Syrian government troops and Iranian proxy fighters are to the south and west. They have threatened to take the area back by force, in pursuit of President Bashar Assad’s pledge to bring all of Syria under government control.

Already signs of an Iraq-style insurgency targeting US forces in eastern Syria are beginning to emerge.

In Raqqa, the largest Syrian city at the heart of US occupation and reconstruction efforts, the Stripes report finds the following:

The anger on the streets is palpable. Some residents are openly hostile to foreign visitors, which is rare in other towns and cities freed from Islamic State control in Syria and Iraq. Even those who support the presence of the U.S. military and the SDF say they are resentful that the United States and its partners in the anti-ISIS coalition that bombed the city aren’t helping to rebuild.

And many appear not to support their new rulers.

We don’t want the Americans. It’s occupation,” said one man, a tailor, who didn’t want to give his name because he feared the consequences of speaking his mind. “I don’t know why they had to use such a huge number of weapons and destroy the city. Yes, ISIS was here, but we paid the price. They have a responsibility.”
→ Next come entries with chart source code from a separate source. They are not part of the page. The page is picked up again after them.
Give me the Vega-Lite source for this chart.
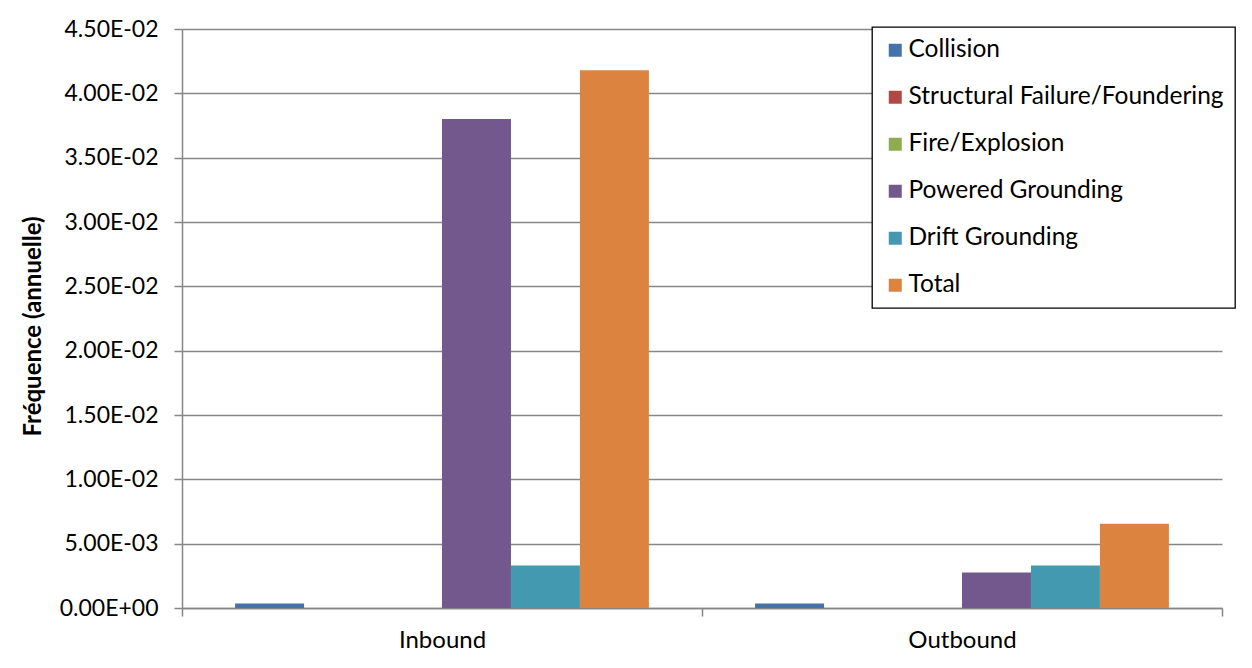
{
  "$schema": "https://vega.github.io/schema/vega-lite/v6.json",
  "autosize": {"type": "none"},
  "width": 1040,
  "height": 579,
  "padding": {"left": 182, "top": 29, "right": 30, "bottom": 60},
  "background": "white",
  "config": {
    "font": "Lato",
    "view": {"stroke": null},
    "legend": {"strokeWidth": 1.3}
  },
  "data": {
    "values": [
      {"direction": "Inbound", "event": "Collision", "frequency": 0.00035},
      {"direction": "Inbound", "event": "Structural Failure/Foundering", "frequency": 0},
      {"direction": "Inbound", "event": "Fire/Explosion", "frequency": 0},
      {"direction": "Inbound", "event": "Powered Grounding", "frequency": 0.0380},
      {"direction": "Inbound", "event": "Drift Grounding", "frequency": 0.0033},
      {"direction": "Inbound", "event": "Total", "frequency": 0.0418},
      {"direction": "Outbound", "event": "Collision", "frequency": 0.00035},
      {"direction": "Outbound", "event": "Structural Failure/Foundering", "frequency": 0},
      {"direction": "Outbound", "event": "Fire/Explosion", "frequency": 0},
      {"direction": "Outbound", "event": "Powered Grounding", "frequency": 0.00275},
      {"direction": "Outbound", "event": "Drift Grounding", "frequency": 0.0033},
      {"direction": "Outbound", "event": "Total", "frequency": 0.00655}
    ]
  },
  "mark": {"type": "bar"},
  "encoding": {
    "x": {
      "field": "direction",
      "type": "nominal",
      "sort": ["Inbound", "Outbound"],
      "scale": {"paddingInner": 0, "paddingOuter": 0},
      "axis": {
        "title": null,
        "labelAngle": 0,
        "labelFontSize": 24,
        "labelColor": "#000000",
        "labelPadding": 12,
        "tickBand": "extent",
        "tickSize": 8,
        "tickColor": "#868686",
        "tickWidth": 1.5,
        "domainColor": "#868686",
        "domainWidth": 1.5,
        "grid": false
      }
    },
    "xOffset": {
      "field": "event",
      "type": "nominal",
      "sort": ["Collision", "Structural Failure/Foundering", "Fire/Explosion", "Powered Grounding", "Drift Grounding", "Total"],
      "scale": {"paddingInner": 0, "paddingOuter": 0.77}
    },
    "y": {
      "field": "frequency",
      "type": "quantitative",
      "scale": {"domain": [0, 0.045], "nice": false},
      "axis": {
        "title": "Fréquence (annuelle)",
        "titleFontSize": 24,
        "titleFontWeight": "bold",
        "titleColor": "#000000",
        "titlePadding": 14,
        "titleY": 297,
        "values": [0, 0.005, 0.01, 0.015, 0.02, 0.025, 0.03, 0.035, 0.04, 0.045],
        "labelExpr": "replace(replace(format(datum.value, '.2e'), 'e-', 'E-0'), 'e+', 'E+0')",
        "labelFontSize": 23,
        "labelColor": "#000000",
        "labelPadding": 16,
        "tickSize": 8,
        "tickColor": "#868686",
        "tickWidth": 1.5,
        "domainColor": "#868686",
        "domainWidth": 1.5,
        "gridColor": "#868686",
        "gridWidth": 1.5
      }
    },
    "color": {
      "field": "event",
      "type": "nominal",
      "scale": {
        "domain": ["Collision", "Structural Failure/Foundering", "Fire/Explosion", "Powered Grounding", "Drift Grounding", "Total"],
        "range": ["#4672AA", "#B24845", "#8FAB50", "#72588D", "#4399B0", "#DB833F"]
      },
      "legend": {
        "title": null,
        "orient": "none",
        "legendX": 690,
        "legendY": -2,
        "fillColor": "white",
        "strokeColor": "#000000",
        "padding": 11,
        "symbolType": "square",
        "symbolSize": 169,
        "symbolStrokeWidth": 0,
        "labelFontSize": 24.5,
        "labelColor": "#000000",
        "labelOffset": 1,
        "labelLimit": 400,
        "rowPadding": 22
      }
    }
  }
}
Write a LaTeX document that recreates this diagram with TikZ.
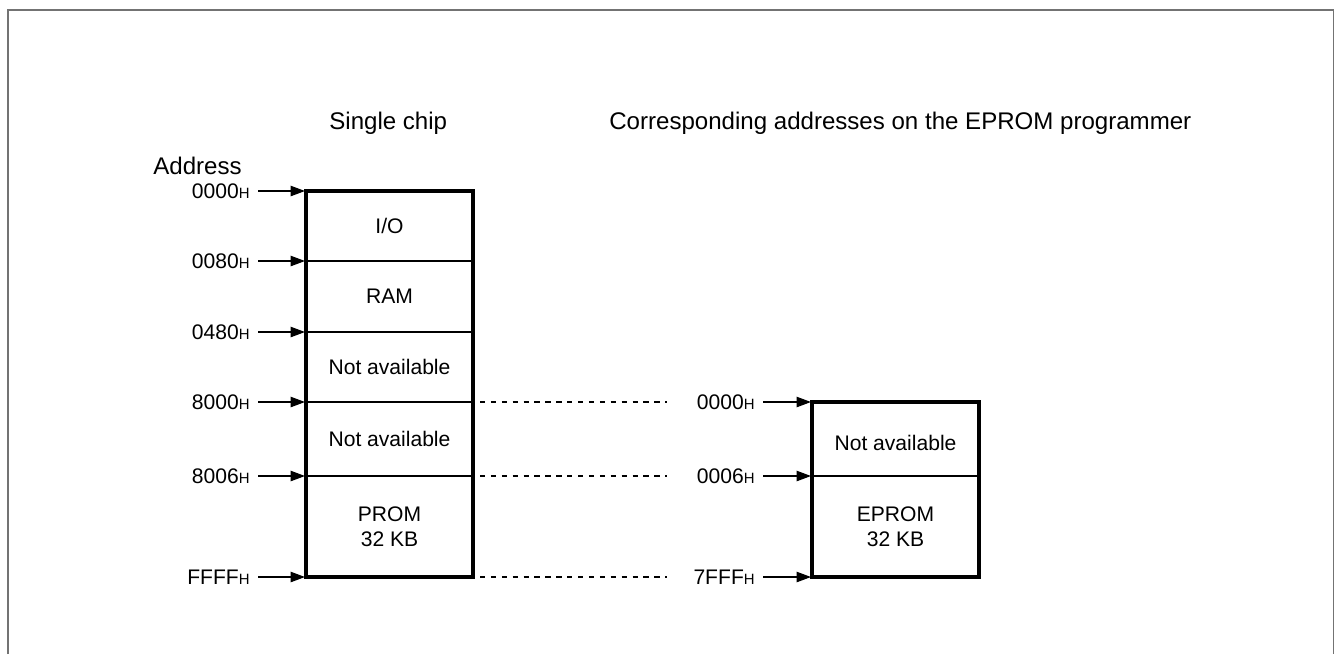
\documentclass[tikz,border=0pt]{standalone}
\usepackage{fontspec}
\setmainfont{Liberation Sans}
\usetikzlibrary{arrows.meta}
\usetikzlibrary{positioning}

\newcommand{\hexaddr}[1]{#1{\fontsize{8.5pt}{10pt}\selectfont H}}

\tikzset{
  cell/.style={align=center, font=\fontsize{12pt}{14.5pt}\selectfont},
  addrlabel/.style={anchor=east, inner xsep=0.16cm, inner ysep=0pt, font=\fontsize{12pt}{14.5pt}\selectfont},
  addrarrow/.style={-{Triangle[length=0.29cm, width=0.21cm]}, line width=0.65pt},
  title/.style={anchor=base west, inner sep=0pt, font=\fontsize{13.7pt}{16pt}\selectfont},
  memframe/.style={line width=1.8pt},
  divider/.style={line width=0.65pt},
  guide/.style={dash pattern=on 3pt off 3.2pt, line width=0.65pt}
}

\begin{document}
\begin{tikzpicture}[x=0.02cm, y=-0.02cm]
  \useasboundingbox (0,0) rectangle (1335,654);
  % outer frame, open at the bottom
  \draw [black!55, line width=0.7pt] (8,654) -- (8,10) -- (1333.5,10) -- (1333.5,654);

  % headings
  \node [title] (singlechip) at (329,129) {Single chip};
  \node [title] (programmer) at (609,129) {Corresponding addresses on the EPROM programmer};
  \node [title] (address) at (153,174) {Address};

  % single chip memory map
  \draw [memframe] (306,191) rectangle (473,577);
  \foreach \y in {261,332,402,476}
    \draw [divider] (306,\y) -- (473,\y);
  \node [cell] (io) at (389.5,226) {I/O};
  \node [cell] (ram) at (389.5,296.5) {RAM};
  \node [cell] (navail) at (389.5,367) {Not available};
  \node [cell] (nvector) at (389.5,439) {Not available};
  \node [cell] (prom) at (389.5,526.5) {PROM\\32 KB};

  \foreach \a/\y in {0000/191, 0080/261, 0480/332, 8000/402, 8006/476, FFFF/577} {
    \node [addrlabel] (l\a) at (258,\y) {\hexaddr{\a}};
    \coordinate (s\a) at (305,\y);
    \draw [addrarrow] (l\a.east) -- (s\a);
  }

  % EPROM programmer map
  \draw [memframe] (812,402) rectangle (979,577);
  \draw [divider] (812,476) -- (979,476);
  \node [cell] (enavail) at (895.5,443) {Not available};
  \node [cell] (eprom) at (895.5,526.5) {EPROM\\32 KB};

  \foreach \a/\y in {0000/402, 0006/476, 7FFF/577} {
    \node [addrlabel] (e\a) at (763,\y) {\hexaddr{\a}};
    \coordinate (p\a) at (811,\y);
    \draw [addrarrow] (e\a.east) -- (p\a);
  }

  % correspondence guides
  \foreach \y [count=\i] in {402,476,577} {
    \coordinate (gs\i) at (480,\y);
    \coordinate (ge\i) at (667,\y);
    \draw [guide] (gs\i) -- (ge\i);
  }
\end{tikzpicture}
\end{document}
Recent reports out of the Pentagon suggests defense officials simply want to throw more money into US efforts in Syria, which are further focused on training and supplying the so-called Syrian Democratic Forces (or Kurdish/YPG-dominated SDF), which threatens confrontation with Turkey as its forces continue making preparations for a planned attack on Kurdish enclaves in Syria this week.

Meanwhile, Raqqa is beginning to look more and more like Baghdad circa 2005:

Everyone says the streets are not safe now. Recent months have seen an uptick in assassinations and kidnappings, mostly targeting members of the security forces or people who work with the local council. But some critics of the authorities have been gunned down, too, and at night there are abductions and robberies.

As America settles in for yet another endless and “indefinite” occupation of a Middle East country, perhaps all that remains is for the president to land on an aircraft carrier with “Mission Accomplished” banners flying overhead?